What others overlook as inefficiency, he sees as underleveraged intelligence. His model at Banyan Nation does not aim to Westernize India’s recycling. It builds upon the country’s inherent circularity, formalizes its informal efficiencies, and enhances them with science and data.
He frequently draws from traditional Indian practices of sustainability, where nothing was wasted and everything had a second life. In this way, his vision is not imported. It is indigenous, deeply Indian at heart and globally relevant in scope.
Leading with Clarity, Not Ego
Mani’s leadership is philosophical without being vague. An atheist in his youth to a staunch follower of the Bhagavad Gita in the present, his journey to spirituality armed him with the cognizance to operate from a place of detachment and clarity. Outcomes, for him, are not to be obsessed over. Processes are. When something doesn’t work, he doesn’t take it personally. He learns. He recalibrates.
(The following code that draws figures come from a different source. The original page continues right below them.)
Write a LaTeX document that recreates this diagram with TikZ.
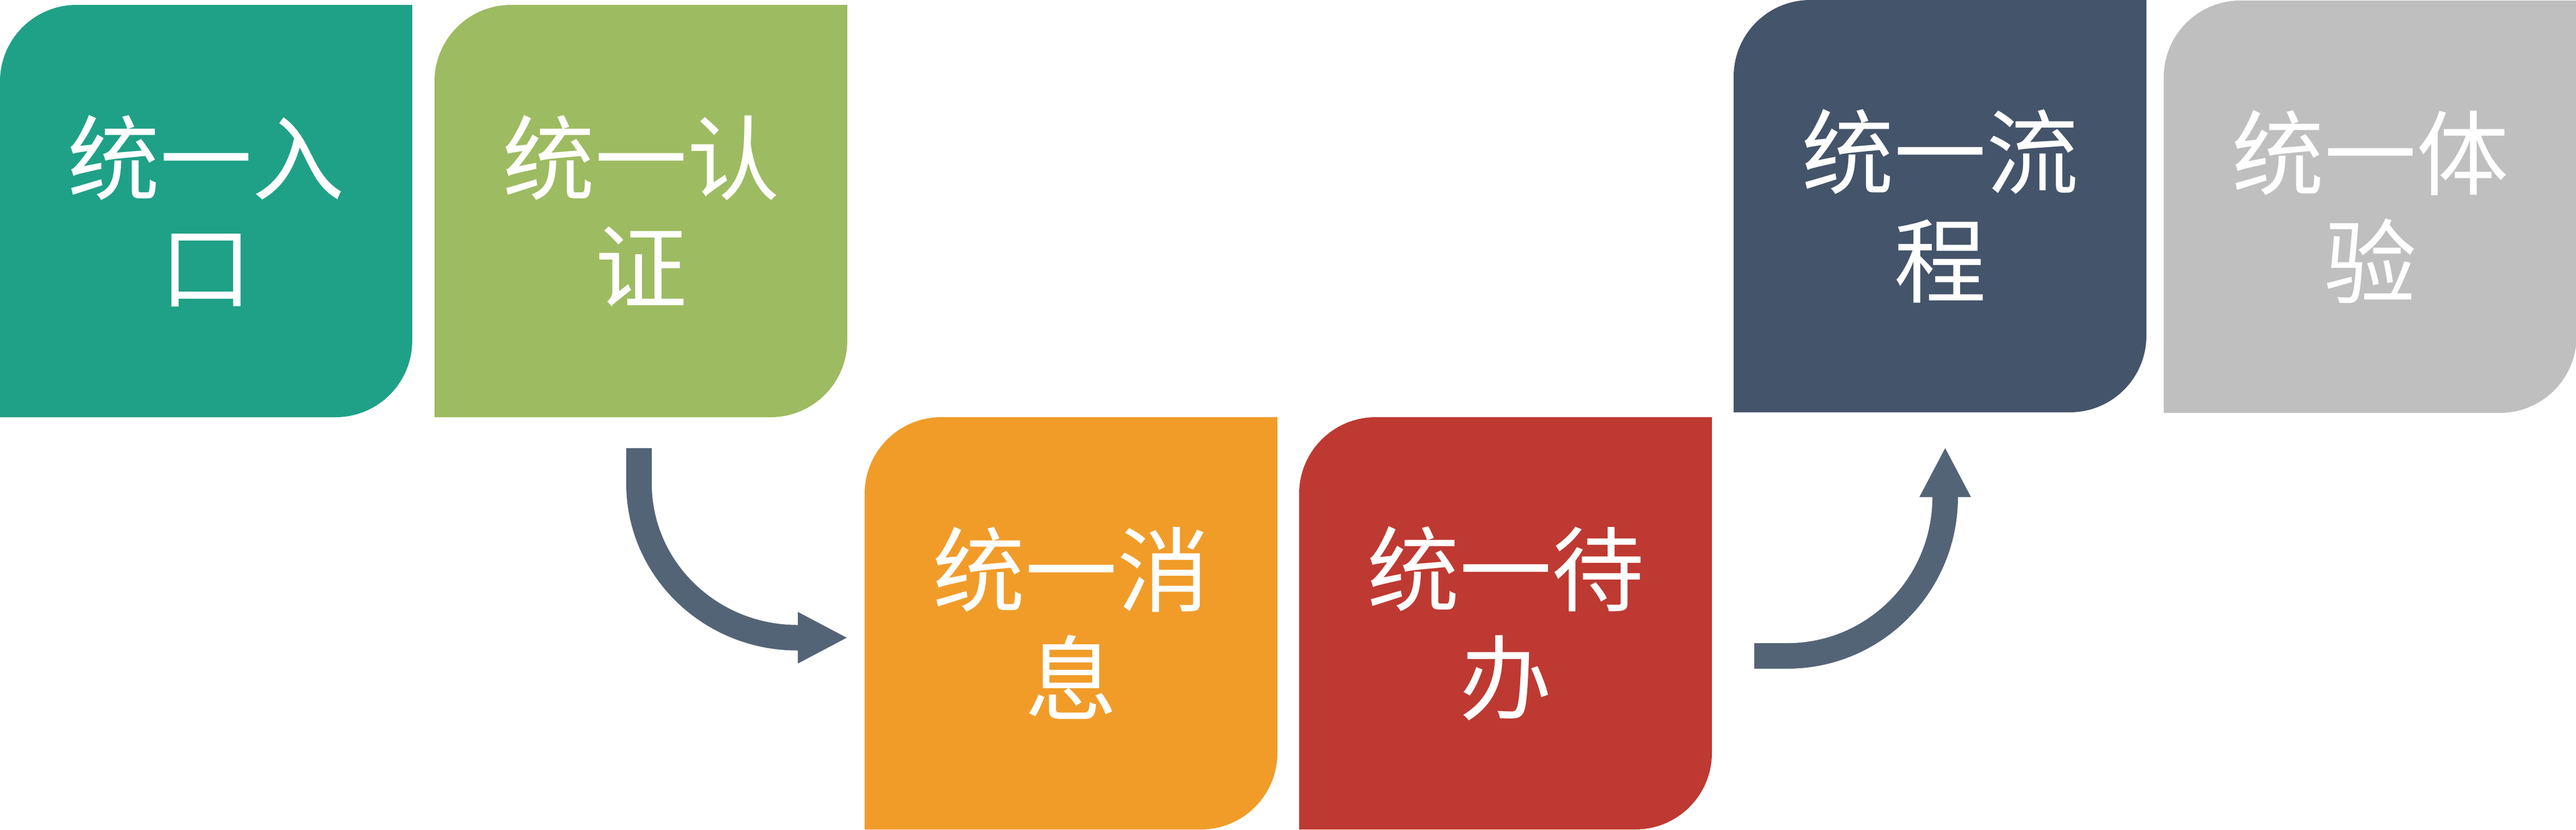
\documentclass[tikz,border=0pt]{standalone}
\usepackage{fontspec}
\newfontfamily\cjk{Noto Sans CJK SC}
\usetikzlibrary{arrows.meta}

\definecolor{boxgreen}{RGB}{31,161,135}
\definecolor{boxolive}{RGB}{157,187,97}
\definecolor{boxorange}{RGB}{241,156,41}
\definecolor{boxred}{RGB}{190,57,49}
\definecolor{boxslate}{RGB}{68,84,106}
\definecolor{boxgray}{RGB}{191,191,191}
\definecolor{arrowslate}{RGB}{84,100,119}

\tikzset{every picture/.style={line width=0.75pt}}
\tikzset{
  boxtext/.style={text=white, align=center, inner sep=0pt, font=\cjk\fontsize{17}{20}\selectfont},
  flowarrow/.style={draw=arrowslate, line width=4.7pt, -{Triangle[length=9pt,width=9.5pt,line width=0pt]}}
}

\begin{document}
\begin{tikzpicture}[x=0.1pt,y=0.1pt,yscale=-1,xscale=1]
        \useasboundingbox (0,0) rectangle (4743,1527);

        %Shape: Rounded Rect, entry
        \fill[boxgreen] (0,768) -- (0,150) arc[start angle=180,end angle=270,radius=141] -- (759,9) -- (759,627) arc[start angle=0,end angle=90,radius=141] -- cycle;
        %Shape: Rounded Rect, auth
        \fill[boxolive] (800,768) -- (800,150) arc[start angle=180,end angle=270,radius=141] -- (1560,9) -- (1560,627) arc[start angle=0,end angle=90,radius=141] -- cycle;
        %Shape: Rounded Rect, msg
        \fill[boxorange] (1592,1527) -- (1592,909) arc[start angle=180,end angle=270,radius=141] -- (2352,768) -- (2352,1386) arc[start angle=0,end angle=90,radius=141] -- cycle;
        %Shape: Rounded Rect, todo
        \fill[boxred] (2392,1527) -- (2392,909) arc[start angle=180,end angle=270,radius=141] -- (3152,768) -- (3152,1386) arc[start angle=0,end angle=90,radius=141] -- cycle;
        %Shape: Rounded Rect, flow
        \fill[boxslate] (3192,759) -- (3192,141) arc[start angle=180,end angle=270,radius=141] -- (3952,0) -- (3952,618) arc[start angle=0,end angle=90,radius=141] -- cycle;
        %Shape: Rounded Rect, exper
        \fill[boxgray] (3984,760) -- (3984,142) arc[start angle=180,end angle=270,radius=141] -- (4744,1) -- (4744,619) arc[start angle=0,end angle=90,radius=141] -- cycle;

        % Text Node
        \node[boxtext] (entry) at (379.5,388.5) {统一入\\口};
        % Text Node
        \node[boxtext] (auth) at (1180,388.5) {统一认\\证};
        % Text Node
        \node[boxtext] (msg) at (1972,1147.5) {统一消\\息};
        % Text Node
        \node[boxtext] (todo) at (2772,1147.5) {统一待\\办};
        % Text Node
        \node[boxtext] (flow) at (3572,379.5) {统一流\\程};
        % Text Node
        \node[boxtext] (exper) at (4364,380.5) {统一体\\验};

        %Curve Lines
        \coordinate (authout) at (1176.5,825);
        \coordinate (msgin) at (1559,1174);
        \draw[flowarrow] (authout) -- ++(0,65) arc[start angle=180,end angle=90,x radius=291.5,y radius=284] -- (msgin);
        %Curve Lines
        \coordinate (todoout) at (3230,1207.5);
        \coordinate (flowin) at (3581.5,825);
        \draw[flowarrow] (todoout) -- ++(61,0) arc[start angle=90,end angle=0,x radius=290.5,y radius=292.5] -- (flowin);

\end{tikzpicture}
\end{document}
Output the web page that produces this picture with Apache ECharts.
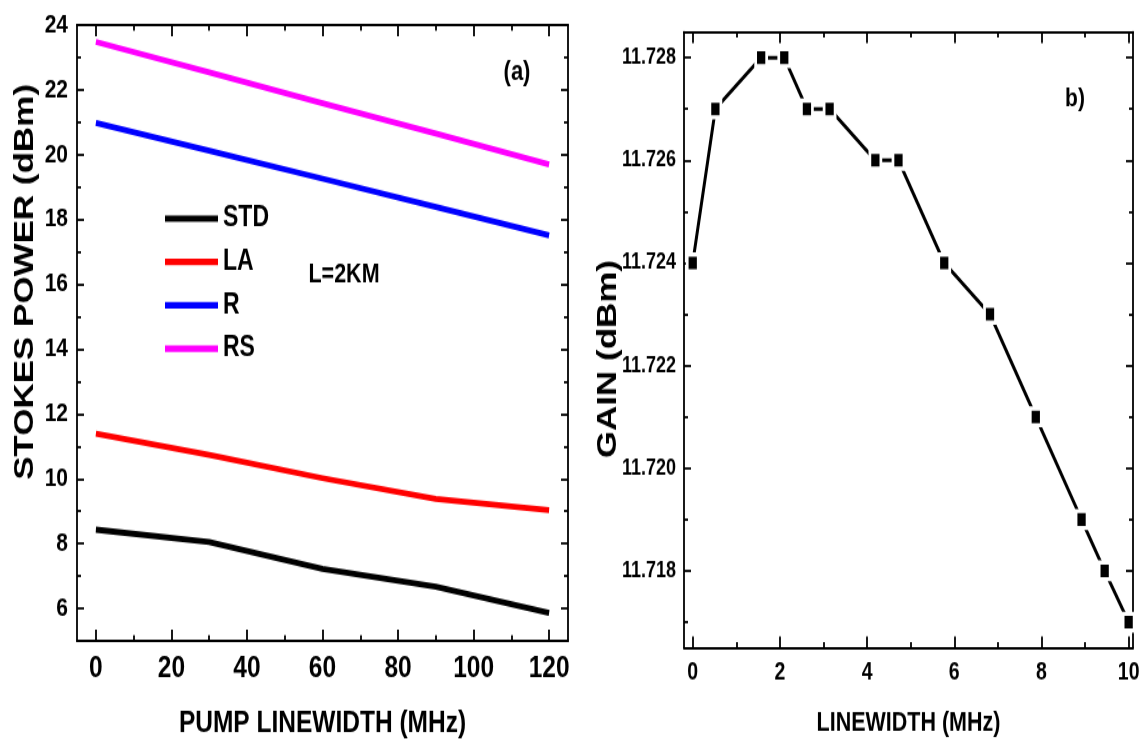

“Each failure,” he says, “is not a defeat. It is a feedback mechanism. A lesson pointing toward a better approach.” This mindset allows him to innovate where others hesitate, to persist where others retreat.
When new sustainability policies were announced by the Indian government, such as Extended Producer Responsibility (EPR) mandates, Mani was already there. His systems were policy-ready before the policy arrived. To him, regulations are not roadblocks. They are reflections of where good systems are heading anyway.
A Voice for the Invisible
On TED Talk India: Nayi Baat, hosted by Shah Rukh Khan, Mani shared a quiet truth: India’s plastic recycling isn’t powered by big systems, it’s held up by 1.5 million invisible workers. Waste pickers, kabadiwalas, small recyclers, people with no safety net, yet unmatched impact. Mani didn’t speak of replacing them. He spoke of recognizing them. At Banyan Nation, he’s building a system that doesn’t erase their effort, but elevates it, adding dignity, data, and design to what has long gone unseen.
What Leaders Can Learn
For Aspiring Leaders
Ask sharp questions before rushing to give sharp answers.
Do more, not because someone asked you to, but because you believe you can.
Be consistent with your effort. Respect your time, your word, and your commitments.
Seek mentors who show you how to think, not just what to do.
For Established Leaders
Create better systems instead of blaming individuals.
Stay present. Walk the floor. Celebrate without becoming distant.
Enable more than you enforce. Let people grow even when you're not watching.
Make culture a design principle, not a last-minute garnish.
In Closing
Mani Vajipeyajula’s story is not about fixing waste. It is about reclaiming value in materials, in systems, and in mindsets. His leadership blends technical precision with emotional steadiness, policy fluency with philosophical grounding. He is building not just a cleaner India, but a smarter and more dignified one.
In a time where leadership is often loud, Mani leads by listening. In a world rushing to disrupt, he chooses to design. In doing so, he gives us a different template for influence, one built on observation, quiet conviction, and the courage to stay when the problem is still messy.
This isn’t just about waste. This is about the future we choose to build, and who chooses to build it.